Peak-period readiness plan
Pre-peak week
- Validate payment method priority and failover settings.
- Load-test payment step flows under realistic traffic distribution.
- Confirm method-level alert routing to accountable owners.
Peak week
- Run hourly reliability checks for critical payment paths.
- Monitor timeout and retry health with live intervention authority.
- Use predefined customer messaging for transient issues.
Post-peak week
- Audit incident timelines and recovery speed.
- Recalibrate failure budgets by observed stress behavior.
- Prioritize backlog by conversion-risk exposure.
If checkout reliability is currently reactive in your operation, Contact EcomToolkit.
Operational checklist
| Control | Pass condition | If failed |
|---|---|---|
| Method-level monitoring | each method has independent health views | hidden partial failures persist |
| Failure budgets defined | risk tolerance is explicit | incidents trigger confusion |
| Retry quality tracking | retry outcomes are measurable | repeat failures remain invisible |
| Recovery protocol active | owners can act within SLA | revenue-loss windows expand |
| Peak playbook tested | team rehearsed real scenarios | peak incidents escalate faster |
FAQ
Are failure budgets only for enterprise teams?
No. Smaller teams can start with simple thresholds for timeout rate, auth success, and recovery time. The discipline matters more than tooling complexity.
Should we prioritize speed metrics or authorization metrics?
Both. Speed metrics detect frontend friction; authorization metrics detect transaction reliability. Checkout health requires both perspectives.
How often should we test failover?
At minimum before major campaigns and quarterly for baseline readiness. Untested failover plans are usually slower in real incidents.

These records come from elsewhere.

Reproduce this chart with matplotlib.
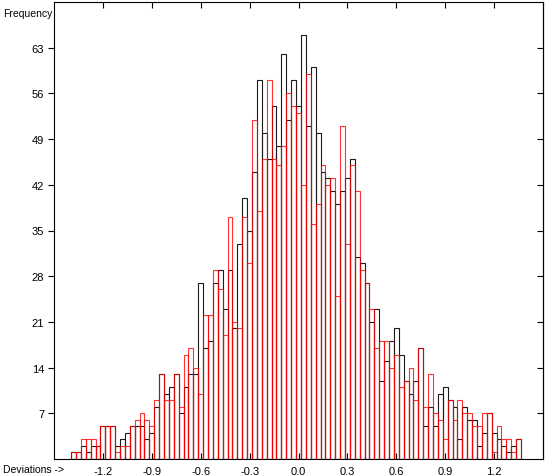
"""
Overlaid frequency histograms of two sets of deviations (black and red).
"""

import numpy as np
import matplotlib
matplotlib.use('Agg')
import matplotlib.pyplot as plt

# bins of width 0.03 centred on multiples of 0.03, from -1.38 to 1.35
bin_width = 0.03
first_center = -1.38

red_counts = [1, 1, 3, 3, 3, 2, 5, 5, 5, 1,
              2, 2, 5, 6, 7, 6, 5, 9, 13, 9,
              9, 13, 8, 16, 17, 14, 10, 22, 22, 29,
              26, 19, 37, 21, 20, 37, 30, 52, 38, 46,
              58, 46, 45, 48, 56, 54, 53, 42, 59, 36,
              39, 45, 42, 43, 25, 51, 33, 45, 41, 29,
              27, 23, 17, 18, 18, 14, 16, 11, 12, 14,
              9, 17, 8, 13, 7, 6, 3, 9, 6, 9,
              7, 7, 5, 5, 7, 7, 1, 5, 3, 3,
              1, 3]

black_counts = [1, 1, 2, 1, 2, 2, 5, 5, 5, 2,
                3, 4, 5, 5, 5, 3, 4, 8, 13, 10,
                11, 13, 7, 11, 13, 13, 27, 17, 18, 27,
                29, 23, 29, 20, 33, 40, 35, 44, 58, 50,
                46, 54, 48, 62, 52, 58, 54, 65, 51, 60,
                50, 44, 43, 41, 39, 41, 43, 46, 31, 30,
                27, 21, 23, 12, 15, 18, 20, 16, 12, 10,
                12, 17, 5, 8, 5, 10, 11, 9, 8, 3,
                8, 6, 6, 2, 4, 7, 4, 3, 2, 1,
                2, 3]

x_ticks = [-1.2, -0.9, -0.6, -0.3, 0.0, 0.3, 0.6, 0.9, 1.2]
x_tick_labels = ['-1.2', '-0.9', '-0.6', '-0.3', '0.0', '0.3', '0.6', '0.9', '1.2']
y_ticks = [7, 14, 21, 28, 35, 42, 49, 56, 63]


def plot_deviations():
    """ Plots both histograms as outlined bars on one axis and saves out.png. """
    plt.rcParams['font.family'] = ['Liberation Sans', 'DejaVu Sans']
    centers = first_center + bin_width * np.arange(len(red_counts))

    fig = plt.figure(figsize=(5.5, 4.77), dpi=100)
    ax = fig.add_axes([54 / 550, 17 / 477, 489 / 550, 457 / 477])

    ax.bar(centers, black_counts, width=bin_width, facecolor='none',
           edgecolor='#1a1a1a', linewidth=0.8)
    ax.bar(centers, red_counts, width=bin_width, facecolor='none',
           edgecolor='red', linewidth=0.8, alpha=0.8)

    ax.set_xlim(-1.5, 1.5)
    ax.set_ylim(0, 70)
    ax.set_xticks(x_ticks)
    ax.set_xticklabels(x_tick_labels)
    ax.set_yticks(y_ticks)
    ax.tick_params(axis='x', direction='in', top=True, length=4, width=0.8,
                   labelsize=8, pad=5)
    ax.tick_params(axis='y', direction='out', length=4, width=0.8,
                   labelsize=8, pad=3)

    right = ax.secondary_yaxis('right')
    right.set_yticks(y_ticks)
    right.tick_params(direction='in', length=4, width=0.8, labelright=False)

    for spine in ax.spines.values():
        spine.set_linewidth(0.8)

    fig.text(3 / 550, 1 - 14 / 477, 'Frequency', fontsize=7.5, va='center')
    fig.text(3 / 550, 1 - 470 / 477, 'Deviations ->', fontsize=7.5,
             va='center')

    fig.savefig('out.png', dpi=100)


if __name__ == '__main__':
    plot_deviations()
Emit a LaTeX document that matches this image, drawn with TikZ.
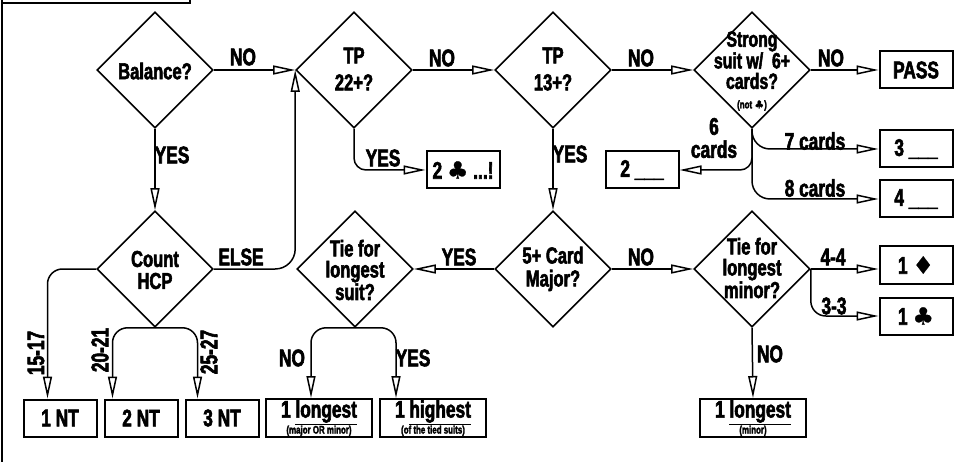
\documentclass[tikz,border=0pt]{standalone}
\usepackage{fontspec}
\setmainfont{Liberation Sans}[UprightFont={* Bold}, BoldFont={* Bold}, FakeStretch=0.72, FakeBold=2.4]
\newfontfamily\symf{DejaVu Sans}[FakeBold=1]
\usetikzlibrary{shapes.geometric,arrows.meta}
\newcommand\clubsym{{\symf ♣}}
\newcommand\diamsym{{\symf ♦}}
\newcommand\subt[1]{{\fontsize{11}{11}\selectfont #1}}
\begin{document}
\begin{tikzpicture}[x=1pt,y=-1pt,
  dia/.style={draw, diamond, aspect=1, minimum width=116pt, minimum height=116pt, inner sep=0pt, line width=1.6pt},
  dtxt/.style={align=center, font=\fontsize{23}{21}\selectfont, inner sep=0pt},
  bx/.style={draw, line width=2pt, minimum width=73pt, minimum height=37pt, inner sep=0pt, font=\fontsize{24}{22}\selectfont},
  wbx/.style={bx, minimum width=106pt, minimum height=38pt, align=center},
  lbl/.style={font=\fontsize{24}{21}\selectfont, inner sep=0pt, align=center},
  arr/.style={line width=1.5pt, -{Triangle[open, length=22pt, width=9pt]}},
]
\useasboundingbox (0,0) rectangle (971,462);
% frame pieces
\draw[line width=2pt] (2,-20) rectangle (190,3);
\draw[line width=2pt] (2,0) -- (2,470);

% diamonds
\node[dia] (bal) at (155,70) {};
\node[dtxt] (balt) at (155,71) {Balance?};
\node[dia] (tp22) at (354,70) {};
\node[dtxt] (tp22t) at (354,69) {TP\\[6pt]22+?};
\node[dia] (tp13) at (553,70) {};
\node[dtxt] (tp13t) at (553,69) {TP\\[6pt]13+?};
\node[dia] (str) at (752,70) {};
\node[dtxt, font=\fontsize{22}{20.5}\selectfont] (strt) at (752,71) {Strong\\suit w/\ \ 6+\\cards?\\[-1pt]\subt{(not \clubsym)}};
\node[dia] (hcp) at (155,269) {};
\node[dtxt, font=\fontsize{23}{22}\selectfont] (hcpt) at (155,270) {Count\\HCP};
\node[dia] (maj) at (553,269) {};
\node[dtxt, font=\fontsize{23}{23}\selectfont] (majt) at (553,269) {5+ Card\\Major?};
\node[dia] (tsuit) at (355,269) {};
\node[dtxt] (tsuitt) at (355,270) {Tie for\\longest\\suit?};
\node[dia] (tmin) at (752,269) {};
\node[dtxt] (tmint) at (752,268) {Tie for\\longest\\minor?};

% boxes
\node[bx] (pass) at (916,70) {PASS};
\node[bx] (three) at (916,149) {3 \_\_\_};
\node[bx] (four) at (916,199) {4 \_\_\_};
\node[bx] (twoc) at (463,170) {2 \clubsym\ ...!};
\node[bx] (two) at (642,170) {2 \_\_\_};
\node[bx] (oned) at (916,265) {1 \diamsym};
\node[bx] (onec) at (916,316) {1 \clubsym};
\node[bx] (nt1) at (60,418) {1 NT};
\node[bx] (nt2) at (141,418) {2 NT};
\node[bx] (nt3) at (222,418) {3 NT};
\node[wbx] (lgs) at (319,418) {1 \underline{longest}\\[-6pt]\subt{(major OR minor)}};
\node[wbx] (hig) at (433,418) {1 \underline{highest}\\[-6pt]\subt{(of the tied suits)}};
\node[wbx] (lgm) at (753,418) {1 \underline{longest}\\[-6pt]\subt{(minor)}};

% connectors
\draw[arr] (bal.east) -- (tp22.west);
\draw[arr] (bal.south) -- (hcp.north);
\draw[arr] (tp22.east) -- (tp13.west);
\draw[arr] (tp13.east) -- (str.west);
\draw[arr] (str.east) -- (pass.west);
\draw[arr, rounded corners=12pt] (tp22.south) |- (twoc.west);
\draw[arr] (tp13.south) -- (maj.north);
\draw[arr, rounded corners=12pt] (str.south) |- (two.east);
\draw[arr, rounded corners=18pt] (str.south) |- (three.west);
\draw[arr, rounded corners=18pt] (str.south) |- (four.west);
\draw[arr, rounded corners=20pt] (hcp.east) -| (tp22.west);
\draw[arr, rounded corners=15pt] (hcp.west) -| ([xshift=25pt]nt1.north west);
\draw[arr, rounded corners=15pt] (hcp.south) -| ([xshift=9pt]nt2.north west);
\draw[arr, rounded corners=15pt] (hcp.south) -| ([xshift=13pt]nt3.north west);
\draw[arr] (maj.west) -- (tsuit.east);
\draw[arr] (maj.east) -- (tmin.west);
\draw[arr, rounded corners=15pt] (tsuit.south) -| ([xshift=46pt]lgs.north west);
\draw[arr, rounded corners=15pt] (tsuit.south) -| ([xshift=17pt]hig.north west);
\draw[arr] (tmin.east) -- (tmin.east -| oned.west);
\draw[arr, rounded corners=15pt] (tmin.east) |- (onec.west);
\draw[arr] (tmin.south) -- (lgm.north);

% labels
\node[lbl] (l1) at (243,57) {NO};
\node[lbl] (l2) at (172,155) {YES};
\node[lbl] (l3) at (442,58) {NO};
\node[lbl] (l4) at (641,58) {NO};
\node[lbl] (l5) at (831,58) {NO};
\node[lbl] (l6) at (383,158) {YES};
\node[lbl] (l7) at (570,154) {YES};
\node[lbl, font=\fontsize{24}{23}\selectfont] (l8) at (714,138) {6\\cards};
\node[lbl] (l9) at (815,141) {7 cards};
\node[lbl] (l10) at (815,188) {8 cards};
\node[lbl] (l11) at (241,257) {ELSE};
\node[lbl] (l12) at (459,257) {YES};
\node[lbl] (l13) at (641,257) {NO};
\node[lbl] (l14) at (833,257) {4-4};
\node[lbl] (l15) at (834,306) {3-3};
\node[lbl] (l16) at (770,354) {NO};
\node[lbl] (l17) at (292,358) {NO};
\node[lbl] (l18) at (413,358) {YES};
\node[lbl, rotate=90] (l19) at (36,353) {15-17};
\node[lbl, rotate=90] (l20) at (100,350) {20-21};
\node[lbl, rotate=90] (l21) at (209,352) {25-27};
\end{tikzpicture}
\end{document}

What is the most common missed metric?
Retry success quality by error type. Many teams track retries attempted but not whether retries truly recover meaningful volume.
EcomToolkit point of view
Checkout performance is not just rendering speed. It is transaction reliability under pressure. Teams that treat payment resilience as a governed system, with explicit failure budgets and recovery SLAs, preserve more revenue when volatility arrives.
For a checkout reliability assessment and implementation roadmap, Contact EcomToolkit.
Weekly reliability review template
A lightweight reliability review can prevent recurring blind spots:
| Review item | Metric | Target behavior | Escalation path |
|---|---|---|---|
| Method health | auth success by method | stable within expected variance | payments owner + provider |
| Timeout pressure | payment-step timeout rate | no sustained spikes | engineering incident lead |
| Retry effectiveness | retry recovery ratio | improving or stable | checkout product + engineering |
| Error mix | hard vs soft decline distribution | no abrupt drift | fraud + risk operations |
| Recovery speed | mean time to recovery | within defined budget | incident commander |
Two practical rules improve outcomes:
- never review checkout reliability without method-level segmentation,
- always translate reliability shifts into estimated revenue exposure before prioritization.
That keeps reliability work commercially grounded and easier to defend in planning.